Other maps will be constructed through the universal properties in the relevant categories. (I am not comfortable using the notation $A+B$ for the coproduct of two sets $A$ and $B$. In my notation, $A\sqcup B$ is the coproduct.) The same proof works if $\mathbf{Monoids}$ is replaced by any concrete category that admits all free objects and coproducts (or at least, that the sets $A$, $B$, and $A\sqcup B$ are bases of some free objects $M(A)$, $M(B)$, and $M(A\sqcup B)$ in the target category).
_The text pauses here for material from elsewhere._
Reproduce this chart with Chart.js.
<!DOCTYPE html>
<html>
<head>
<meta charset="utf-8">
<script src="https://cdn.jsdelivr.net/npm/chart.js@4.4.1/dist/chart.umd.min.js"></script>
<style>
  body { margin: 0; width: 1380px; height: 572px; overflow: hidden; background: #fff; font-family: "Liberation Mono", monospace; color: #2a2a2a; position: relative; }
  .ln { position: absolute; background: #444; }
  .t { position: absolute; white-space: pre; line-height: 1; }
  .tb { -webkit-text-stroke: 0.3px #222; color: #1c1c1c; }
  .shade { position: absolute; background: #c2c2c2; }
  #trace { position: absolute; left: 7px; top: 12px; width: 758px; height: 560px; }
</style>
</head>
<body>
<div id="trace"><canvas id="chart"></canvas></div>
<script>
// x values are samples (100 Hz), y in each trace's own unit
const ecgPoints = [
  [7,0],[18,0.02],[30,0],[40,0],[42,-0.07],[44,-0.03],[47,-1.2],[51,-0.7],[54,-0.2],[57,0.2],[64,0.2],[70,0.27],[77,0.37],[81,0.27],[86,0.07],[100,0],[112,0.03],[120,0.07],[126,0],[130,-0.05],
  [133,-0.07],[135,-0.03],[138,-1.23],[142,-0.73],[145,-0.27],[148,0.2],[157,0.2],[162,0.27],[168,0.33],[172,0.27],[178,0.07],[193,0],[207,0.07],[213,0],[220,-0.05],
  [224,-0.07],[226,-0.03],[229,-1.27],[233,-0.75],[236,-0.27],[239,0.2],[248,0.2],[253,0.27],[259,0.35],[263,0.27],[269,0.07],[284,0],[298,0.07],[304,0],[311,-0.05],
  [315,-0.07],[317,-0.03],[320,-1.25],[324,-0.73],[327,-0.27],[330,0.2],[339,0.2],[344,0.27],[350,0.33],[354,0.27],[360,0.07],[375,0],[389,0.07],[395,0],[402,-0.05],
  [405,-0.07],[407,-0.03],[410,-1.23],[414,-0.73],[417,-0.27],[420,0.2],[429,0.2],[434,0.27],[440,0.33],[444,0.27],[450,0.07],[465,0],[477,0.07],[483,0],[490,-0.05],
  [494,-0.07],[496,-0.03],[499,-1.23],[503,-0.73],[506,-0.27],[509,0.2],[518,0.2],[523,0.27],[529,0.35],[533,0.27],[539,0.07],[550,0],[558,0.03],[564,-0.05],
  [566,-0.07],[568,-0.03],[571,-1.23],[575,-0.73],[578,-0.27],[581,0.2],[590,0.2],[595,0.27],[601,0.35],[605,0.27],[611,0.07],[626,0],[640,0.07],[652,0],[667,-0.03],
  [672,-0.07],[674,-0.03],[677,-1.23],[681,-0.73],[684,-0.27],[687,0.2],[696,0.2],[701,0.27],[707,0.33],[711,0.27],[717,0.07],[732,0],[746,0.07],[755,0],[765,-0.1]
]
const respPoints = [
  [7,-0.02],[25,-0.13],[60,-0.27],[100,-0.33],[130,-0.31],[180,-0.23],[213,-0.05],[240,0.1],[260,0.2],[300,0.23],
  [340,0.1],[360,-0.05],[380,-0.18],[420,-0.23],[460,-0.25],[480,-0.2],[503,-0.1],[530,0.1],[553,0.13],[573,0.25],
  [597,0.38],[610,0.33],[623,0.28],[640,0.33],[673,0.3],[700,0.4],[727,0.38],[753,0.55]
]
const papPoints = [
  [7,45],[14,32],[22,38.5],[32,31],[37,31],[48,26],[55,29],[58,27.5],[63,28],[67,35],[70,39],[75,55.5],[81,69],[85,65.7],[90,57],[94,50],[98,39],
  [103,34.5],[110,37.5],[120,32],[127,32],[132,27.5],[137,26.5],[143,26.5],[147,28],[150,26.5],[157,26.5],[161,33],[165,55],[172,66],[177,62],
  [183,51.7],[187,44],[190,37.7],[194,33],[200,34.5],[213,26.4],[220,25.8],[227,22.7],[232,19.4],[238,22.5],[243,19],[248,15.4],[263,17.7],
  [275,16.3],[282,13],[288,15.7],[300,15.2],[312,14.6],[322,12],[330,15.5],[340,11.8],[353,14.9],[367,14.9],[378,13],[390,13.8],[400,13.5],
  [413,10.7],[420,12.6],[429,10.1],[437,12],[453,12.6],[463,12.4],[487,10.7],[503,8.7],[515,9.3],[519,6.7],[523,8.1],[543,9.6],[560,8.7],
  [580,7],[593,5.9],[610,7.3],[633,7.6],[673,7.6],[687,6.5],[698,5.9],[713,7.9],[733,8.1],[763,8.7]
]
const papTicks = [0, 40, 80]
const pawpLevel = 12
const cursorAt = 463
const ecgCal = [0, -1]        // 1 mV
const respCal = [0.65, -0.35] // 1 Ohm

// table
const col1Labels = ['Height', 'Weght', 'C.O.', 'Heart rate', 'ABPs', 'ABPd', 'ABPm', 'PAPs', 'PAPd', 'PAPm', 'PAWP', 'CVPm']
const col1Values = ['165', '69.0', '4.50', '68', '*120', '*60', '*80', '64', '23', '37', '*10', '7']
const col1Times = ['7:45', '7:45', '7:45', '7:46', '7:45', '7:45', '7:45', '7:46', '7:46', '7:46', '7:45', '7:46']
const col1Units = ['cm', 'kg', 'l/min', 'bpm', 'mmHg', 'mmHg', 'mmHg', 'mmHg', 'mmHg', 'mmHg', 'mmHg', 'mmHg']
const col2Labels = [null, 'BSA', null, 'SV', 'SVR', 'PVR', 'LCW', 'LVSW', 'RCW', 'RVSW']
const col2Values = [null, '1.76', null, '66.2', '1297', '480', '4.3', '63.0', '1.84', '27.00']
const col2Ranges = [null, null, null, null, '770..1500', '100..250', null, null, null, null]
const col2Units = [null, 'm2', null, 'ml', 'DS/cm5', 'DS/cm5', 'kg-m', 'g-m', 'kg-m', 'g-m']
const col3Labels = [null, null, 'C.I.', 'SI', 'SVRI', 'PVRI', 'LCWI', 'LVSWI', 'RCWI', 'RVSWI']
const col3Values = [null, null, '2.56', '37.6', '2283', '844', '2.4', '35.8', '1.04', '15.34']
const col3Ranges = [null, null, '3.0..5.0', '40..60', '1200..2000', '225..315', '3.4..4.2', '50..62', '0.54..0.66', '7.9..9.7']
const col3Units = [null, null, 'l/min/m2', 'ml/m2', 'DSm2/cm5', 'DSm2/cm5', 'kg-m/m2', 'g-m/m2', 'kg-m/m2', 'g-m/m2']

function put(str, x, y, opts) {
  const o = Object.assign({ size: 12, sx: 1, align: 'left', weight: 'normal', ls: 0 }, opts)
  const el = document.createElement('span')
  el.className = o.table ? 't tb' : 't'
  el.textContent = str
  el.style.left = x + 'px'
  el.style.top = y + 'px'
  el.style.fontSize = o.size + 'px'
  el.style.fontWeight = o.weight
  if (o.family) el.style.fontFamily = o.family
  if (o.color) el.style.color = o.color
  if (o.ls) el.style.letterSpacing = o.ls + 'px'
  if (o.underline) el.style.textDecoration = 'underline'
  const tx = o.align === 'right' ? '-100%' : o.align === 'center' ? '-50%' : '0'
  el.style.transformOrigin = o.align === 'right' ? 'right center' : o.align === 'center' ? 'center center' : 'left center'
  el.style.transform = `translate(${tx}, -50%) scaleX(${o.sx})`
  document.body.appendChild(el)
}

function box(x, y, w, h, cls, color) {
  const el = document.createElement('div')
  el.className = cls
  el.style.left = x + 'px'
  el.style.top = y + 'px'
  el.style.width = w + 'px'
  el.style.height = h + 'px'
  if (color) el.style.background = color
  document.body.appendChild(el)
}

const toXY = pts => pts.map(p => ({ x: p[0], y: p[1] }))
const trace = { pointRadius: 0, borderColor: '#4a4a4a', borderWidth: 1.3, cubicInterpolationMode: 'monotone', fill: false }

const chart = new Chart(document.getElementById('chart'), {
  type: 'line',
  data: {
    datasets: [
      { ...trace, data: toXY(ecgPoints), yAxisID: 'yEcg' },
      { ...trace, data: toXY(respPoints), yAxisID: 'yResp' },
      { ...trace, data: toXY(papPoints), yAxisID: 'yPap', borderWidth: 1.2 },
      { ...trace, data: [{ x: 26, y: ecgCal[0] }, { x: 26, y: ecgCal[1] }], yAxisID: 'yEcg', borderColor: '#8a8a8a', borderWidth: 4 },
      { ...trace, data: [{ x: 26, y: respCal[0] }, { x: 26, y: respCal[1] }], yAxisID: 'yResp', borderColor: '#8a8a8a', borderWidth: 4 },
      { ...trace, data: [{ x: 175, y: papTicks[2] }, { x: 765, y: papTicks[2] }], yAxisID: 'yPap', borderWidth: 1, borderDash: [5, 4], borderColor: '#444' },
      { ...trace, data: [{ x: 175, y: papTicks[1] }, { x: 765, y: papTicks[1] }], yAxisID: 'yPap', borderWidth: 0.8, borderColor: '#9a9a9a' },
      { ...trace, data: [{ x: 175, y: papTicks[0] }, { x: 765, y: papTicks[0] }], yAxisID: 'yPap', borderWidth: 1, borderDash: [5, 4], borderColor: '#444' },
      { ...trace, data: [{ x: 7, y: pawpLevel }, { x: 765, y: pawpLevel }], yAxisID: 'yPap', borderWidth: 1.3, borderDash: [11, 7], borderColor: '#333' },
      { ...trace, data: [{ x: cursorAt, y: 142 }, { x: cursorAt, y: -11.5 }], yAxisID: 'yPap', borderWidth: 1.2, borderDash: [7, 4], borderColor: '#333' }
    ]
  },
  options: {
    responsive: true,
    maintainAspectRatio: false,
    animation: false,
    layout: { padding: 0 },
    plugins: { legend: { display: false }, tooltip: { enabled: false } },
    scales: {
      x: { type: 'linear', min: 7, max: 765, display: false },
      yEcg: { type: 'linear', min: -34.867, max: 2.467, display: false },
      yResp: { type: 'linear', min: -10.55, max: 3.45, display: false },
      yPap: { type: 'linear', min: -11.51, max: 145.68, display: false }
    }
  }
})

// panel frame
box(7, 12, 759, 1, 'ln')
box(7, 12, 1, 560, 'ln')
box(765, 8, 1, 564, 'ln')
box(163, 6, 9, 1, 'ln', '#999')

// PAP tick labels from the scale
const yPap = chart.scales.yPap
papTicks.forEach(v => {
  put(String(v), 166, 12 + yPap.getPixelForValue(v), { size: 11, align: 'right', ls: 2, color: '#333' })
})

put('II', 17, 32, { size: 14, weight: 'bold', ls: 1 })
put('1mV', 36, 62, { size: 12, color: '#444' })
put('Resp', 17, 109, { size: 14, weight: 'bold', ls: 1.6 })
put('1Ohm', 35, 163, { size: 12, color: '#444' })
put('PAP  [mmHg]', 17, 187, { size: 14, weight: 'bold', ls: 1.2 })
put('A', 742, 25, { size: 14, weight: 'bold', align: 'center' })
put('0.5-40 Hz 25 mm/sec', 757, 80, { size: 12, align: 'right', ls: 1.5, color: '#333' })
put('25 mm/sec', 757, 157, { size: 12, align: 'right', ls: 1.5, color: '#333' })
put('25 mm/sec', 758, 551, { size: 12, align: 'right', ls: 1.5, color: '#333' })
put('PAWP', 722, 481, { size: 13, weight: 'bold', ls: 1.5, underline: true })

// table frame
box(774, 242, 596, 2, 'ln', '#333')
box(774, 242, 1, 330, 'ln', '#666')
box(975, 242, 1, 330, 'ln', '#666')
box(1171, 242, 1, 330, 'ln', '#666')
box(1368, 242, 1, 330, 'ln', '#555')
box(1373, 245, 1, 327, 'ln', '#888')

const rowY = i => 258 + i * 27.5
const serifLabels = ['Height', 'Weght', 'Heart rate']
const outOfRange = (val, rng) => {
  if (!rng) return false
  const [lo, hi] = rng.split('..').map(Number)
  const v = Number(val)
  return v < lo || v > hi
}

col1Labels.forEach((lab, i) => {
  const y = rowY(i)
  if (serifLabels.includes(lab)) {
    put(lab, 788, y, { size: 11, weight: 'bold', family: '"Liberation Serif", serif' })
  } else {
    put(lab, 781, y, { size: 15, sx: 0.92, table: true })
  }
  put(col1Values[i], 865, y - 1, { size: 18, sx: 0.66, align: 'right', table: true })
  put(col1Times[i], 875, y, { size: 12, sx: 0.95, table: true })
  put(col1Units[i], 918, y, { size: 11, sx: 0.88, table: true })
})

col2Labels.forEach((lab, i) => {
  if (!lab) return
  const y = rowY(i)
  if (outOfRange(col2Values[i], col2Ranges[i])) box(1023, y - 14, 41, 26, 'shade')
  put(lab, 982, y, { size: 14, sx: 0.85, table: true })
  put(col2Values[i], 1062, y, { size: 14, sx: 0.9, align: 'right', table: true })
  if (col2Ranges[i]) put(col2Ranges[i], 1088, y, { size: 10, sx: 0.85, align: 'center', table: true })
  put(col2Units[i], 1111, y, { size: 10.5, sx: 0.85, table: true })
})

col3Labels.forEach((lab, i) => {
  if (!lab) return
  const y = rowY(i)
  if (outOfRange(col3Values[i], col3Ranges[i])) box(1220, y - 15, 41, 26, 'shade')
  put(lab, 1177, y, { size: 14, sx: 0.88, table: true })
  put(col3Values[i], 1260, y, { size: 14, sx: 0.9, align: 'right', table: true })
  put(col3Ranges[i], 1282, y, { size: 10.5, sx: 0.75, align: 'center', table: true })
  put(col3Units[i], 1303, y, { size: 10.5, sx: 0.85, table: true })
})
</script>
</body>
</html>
We have two functions $a\circ\eta_A: A\to N$ and $b\circ\eta_B:B\to N$. By the universality of coproduct in $\mathbf{Sets}$, $a$ and $b$ uniquely induce $\gamma:A\sqcup B\to N$. That is, $$a\circ\eta_A = \gamma\circ i_A\text{ and }b\circ\eta_B=\gamma\circ i_B\,.$$
By the universality of free objects in $\mathbf{Monoids}$, we have a unique monoid morphism $c:M(A\sqcup B)\to N$ through which $\gamma$ factors. In other words, $$\gamma=c\circ\eta_{A\sqcup B}\,.$$ It remains to show that $c$ makes the diagram commutative.
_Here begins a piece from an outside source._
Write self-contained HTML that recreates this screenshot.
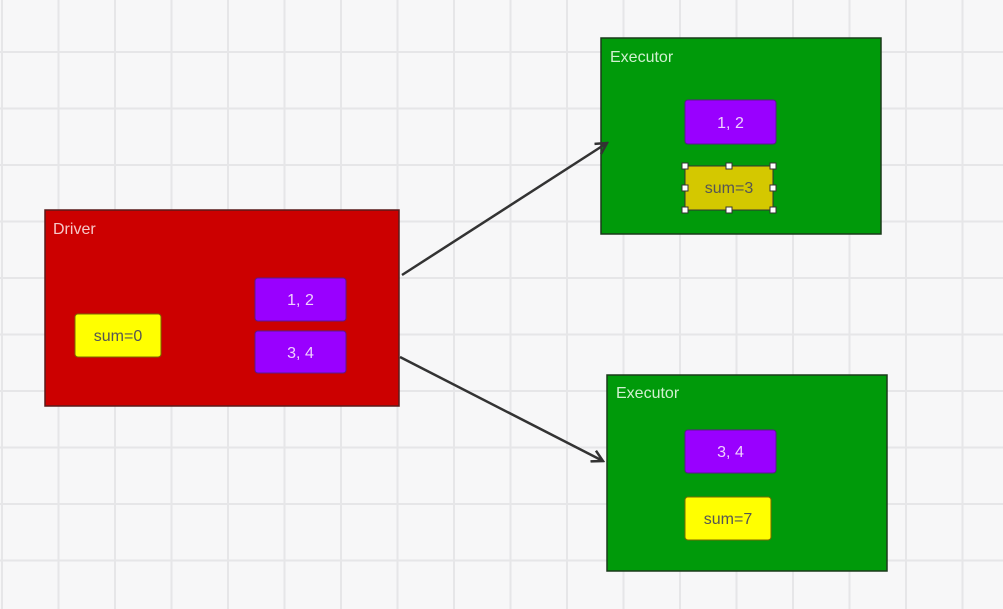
<!DOCTYPE html>
<html><head><meta charset="utf-8"><style>
html,body{margin:0;padding:0;width:1003px;height:609px;overflow:hidden;background:#f7f7f8}
svg{display:block}
text{font-family:"Liberation Sans",sans-serif}
</style></head><body>
<svg width="1003" height="609" viewBox="0 0 1003 609">
<g id="grid"></g>
<defs>
<marker id="ah" markerWidth="14" markerHeight="14" refX="12" refY="7" orient="auto" markerUnits="userSpaceOnUse">
<path d="M1,1 L12,7 L1,13" fill="none" stroke="#333" stroke-width="2.5"/>
</marker>
</defs>
<g>
<rect x="45" y="210" width="354" height="196" fill="#cc0000" stroke="#5a1a1a" stroke-width="1.5"/>
<text x="53" y="234" font-size="16" fill="#f6c8c8">Driver</text>
</g>
<g>
<rect x="255" y="278" width="91" height="43" rx="3" fill="#9900ff" stroke="#5a1a8a" stroke-width="1"/>
<text x="300.5" y="305" font-size="16" fill="#f0d0ff" text-anchor="middle">1, 2</text>
</g>
<g>
<rect x="255" y="331" width="91" height="42" rx="3" fill="#9900ff" stroke="#5a1a8a" stroke-width="1"/>
<text x="300.5" y="358" font-size="16" fill="#f0d0ff" text-anchor="middle">3, 4</text>
</g>
<g>
<rect x="75" y="314" width="86" height="43" rx="3" fill="#ffff00" stroke="#7a6a00" stroke-width="1"/>
<text x="118" y="341" font-size="16" fill="#555" text-anchor="middle">sum=0</text>
</g>
<g>
<rect x="601" y="38" width="280" height="196" fill="#009a0a" stroke="#1a3a1a" stroke-width="1.5"/>
<text x="610" y="62" font-size="16" fill="#d0f0d0">Executor</text>
</g>
<g>
<rect x="685" y="100" width="91" height="44" rx="3" fill="#9900ff" stroke="#5a1a8a" stroke-width="1"/>
<text x="730.5" y="128" font-size="16" fill="#f0d0ff" text-anchor="middle">1, 2</text>
</g>
<g>
<rect x="685" y="166" width="88" height="44" fill="#d4c800" stroke="#333" stroke-width="1"/>
<text x="729" y="193" font-size="16" fill="#555" text-anchor="middle">sum=3</text>
<g fill="#fff" stroke="#333" stroke-width="1">
<rect x="682" y="163" width="6" height="6"/><rect x="726" y="163" width="6" height="6"/><rect x="770" y="163" width="6" height="6"/>
<rect x="682" y="185" width="6" height="6"/><rect x="770" y="185" width="6" height="6"/>
<rect x="682" y="207" width="6" height="6"/><rect x="726" y="207" width="6" height="6"/><rect x="770" y="207" width="6" height="6"/>
</g>
</g>
<g>
<rect x="607" y="375" width="280" height="196" fill="#009a0a" stroke="#1a3a1a" stroke-width="1.5"/>
<text x="616" y="398" font-size="16" fill="#d0f0d0">Executor</text>
</g>
<g>
<rect x="685" y="430" width="91" height="43" rx="3" fill="#9900ff" stroke="#5a1a8a" stroke-width="1"/>
<text x="730.5" y="457" font-size="16" fill="#f0d0ff" text-anchor="middle">3, 4</text>
</g>
<g>
<rect x="685" y="497" width="86" height="43" rx="3" fill="#ffff00" stroke="#7a6a00" stroke-width="1"/>
<text x="728" y="524" font-size="16" fill="#555" text-anchor="middle">sum=7</text>
</g>
<line x1="402" y1="275" x2="607" y2="143" stroke="#333" stroke-width="2.5" marker-end="url(#ah)"/>
<line x1="400" y1="357" x2="603" y2="461" stroke="#333" stroke-width="2.5" marker-end="url(#ah)"/>
</svg>
<script>
var g=document.getElementById('grid');
var ns='http://www.w3.org/2000/svg';
for(var x=2;x<1003;x+=56.5){var l=document.createElementNS(ns,'line');l.setAttribute('x1',x);l.setAttribute('x2',x);l.setAttribute('y1',0);l.setAttribute('y2',609);l.setAttribute('stroke','#e6e6e8');l.setAttribute('stroke-width','2');


g.appendChild(l);}
for(var y=52;y<609;y+=56.5){var l=document.createElementNS(ns,'line');l.setAttribute('y1',y);l.setAttribute('y2',y);l.setAttribute('x1',0);l.setAttribute('x2',1003);l.setAttribute('stroke','#e6e6e8');l.setAttribute('stroke-width','2');


g.appendChild(l);}
</script>
</body></html>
We have a function $\eta_{A\sqcup B}\circ i_A:A\to M(A\sqcup B)$, which induces a unique monoid morphism $\iota_A:M(A)\to M(A\sqcup B)$ by the universality of free objects in $\mathbf{Monoids}$. That is, $$\iota_A\circ \eta_A=\eta_{A\sqcup B}\circ i_A\,.$$ Similarly, we have a unique monoid morphism $\iota_B:M(B)\to M(A\sqcup B)$. Likewise, $$\iota_B\circ \eta_B=\eta_{A\sqcup B}\circ i_B\,.$$
Consequently, $$(c\circ \eta_{A\sqcup B})\circ i_A=c\circ\left(\eta_{A\sqcup B}\circ i_A\right)=c\circ (\iota_A\circ\eta_A)=(c\circ \iota_A)\circ \eta_A\,.$$ However, $$(c\circ \eta_{A\sqcup B})\circ i_A=\gamma\circ i_A=a\circ \eta_A\,.$$ Thus, $\eta_A$ is an equilizer of the diagram $$A\underset{\eta_A}{\to} M(A)\underset{a}{\overset{c\circ \iota_A}{\rightrightarrows}}N\,.$$ Using the universality of free objects in $\mathbf{Monoids}$, we conclude that $$c\circ\iota_A=a\,.$$ Similarly, $$c\circ\iota_B=b\,.$$ Therefore, $M(A\sqcup B)$ together with $\iota_A:M(A)\to M(A\sqcup B)$ and $\iota_B:M(B)\to M(A\sqcup B)$ is the coproduct of $M(A)$ and $M(B)$.